The course was designed to provide a rich overview of commercial innovation in the synthetic biology industry to entrepreneurial-minded students interested in business, science, and engineering. The instructors leaned heavily into case studies and weekly seminars from guest speakers in Barnard’s network to provide illustrative, thought-provoking lessons. The guest speakers included:

Lisa DharAlong the way, the instructors injected their own experiences to provide students additional viewpoints. Dhar explained her background moving early-stage technologies into the marketplace, which helped students understand how external agencies and investors evaluate startups. Barnard spoke candidly about the challenges of building companies from novel technologies.

“The professors brought so much expertise and insight to every class, which was inspiring and challenged me to look at ideas in new ways,” said Maria Chebli, a sophomore majoring in economics and political science who also relished the diversity of her classroom peers, which included MBA students, graduate students in the biotechnology program, and PhD candidates. “Everyone brought an interesting perspective to the class and their own unique angle or lens to view the material.”

Jane Baur, a student in the Master of Science in Biotechnology program, summarized her experience: “As someone with no prior entrepreneurial experience, I loved how the class seamlessly blended my passion for life sciences with new entrepreneurial insights, making it a uniquely enriching experience,” she said.

 

Building an entrepreneurial toolkit

To conclude the course, students were tasked to analyze an existing synthetic biology company, evaluating everything from the company’s foundational intellectual property and go-to-market strategy to its value proposition, commercial status, and outlook, by applying knowledge gleaned from the case studies and guest speakers.

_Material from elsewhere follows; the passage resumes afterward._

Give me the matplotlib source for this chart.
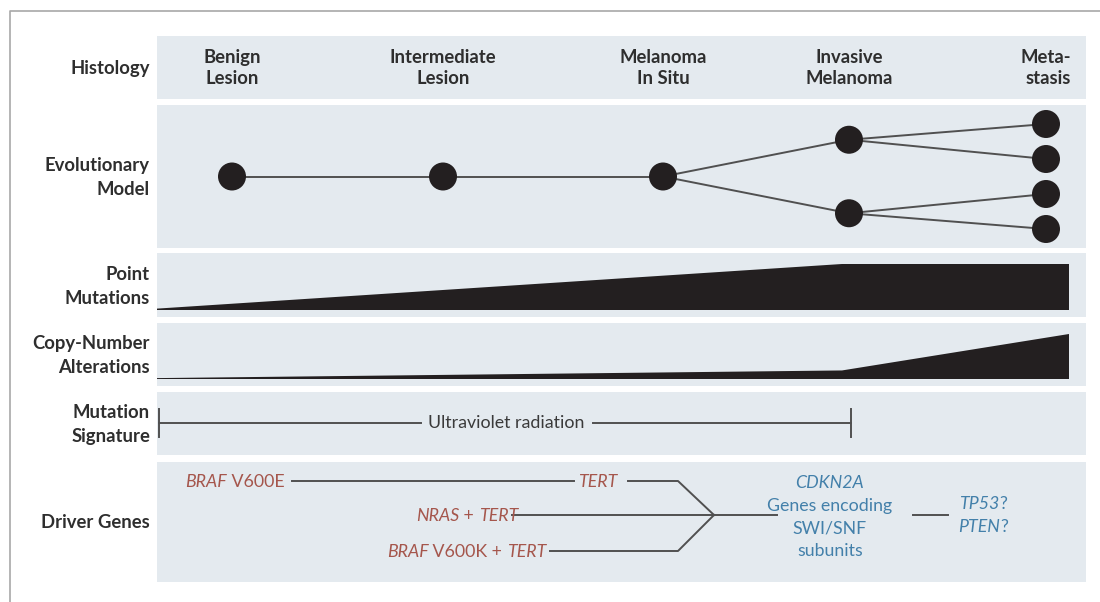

“Synthetic biology will have a profound impact in the coming century, as the industry will transition to growing rather than building, mining, or extracting. It’s just so much more powerful and sustainable than the resource-intensive core technologies of industry over the last 300 years. This budding century of biology has been made possible, necessary, and urgent by the century of chemistry, silicon, and information that came before it. But with all that promise and urgency, its easy to get pulled into being everything to everyone” Barnard said. “Through real-life case studies, guest speakers, and our own insights as instructors and entrepreneurs, we want to illuminate for students the criticality of delivering a focused product against a perceived pain point with awareness of your unique strengths and capabilities."

With its focus on actual companies and principles, not simply theories, as well as guest speakers offering earnest thoughts, Chebli looked forward to every class. Initially enrolling in the course to learn about an emerging, specialized field of entrepreneurship, she found herself getting an “honest and uncensored” look at entrepreneurship that opened her mind and highlighted commercial realities.

“It was the best class I’ve taken at Northwestern,” Chebli said. “To interact with passionate, knowledgeable, and experienced people who didn’t sugarcoat their experiences was truly invaluable.”

For McNulty, who recently spent two weeks on a Levy Inspiration Grant in Southeast Asia studying synthetic biology and sustainability technology with founders and investors in that region of the world, ENTREP 395/495 only intensified his interest in a lively, rapidly evolving field hungry for new ideas.

“Thanks to this course, synthetic biology became so much more approachable than I ever thought,” McNulty said.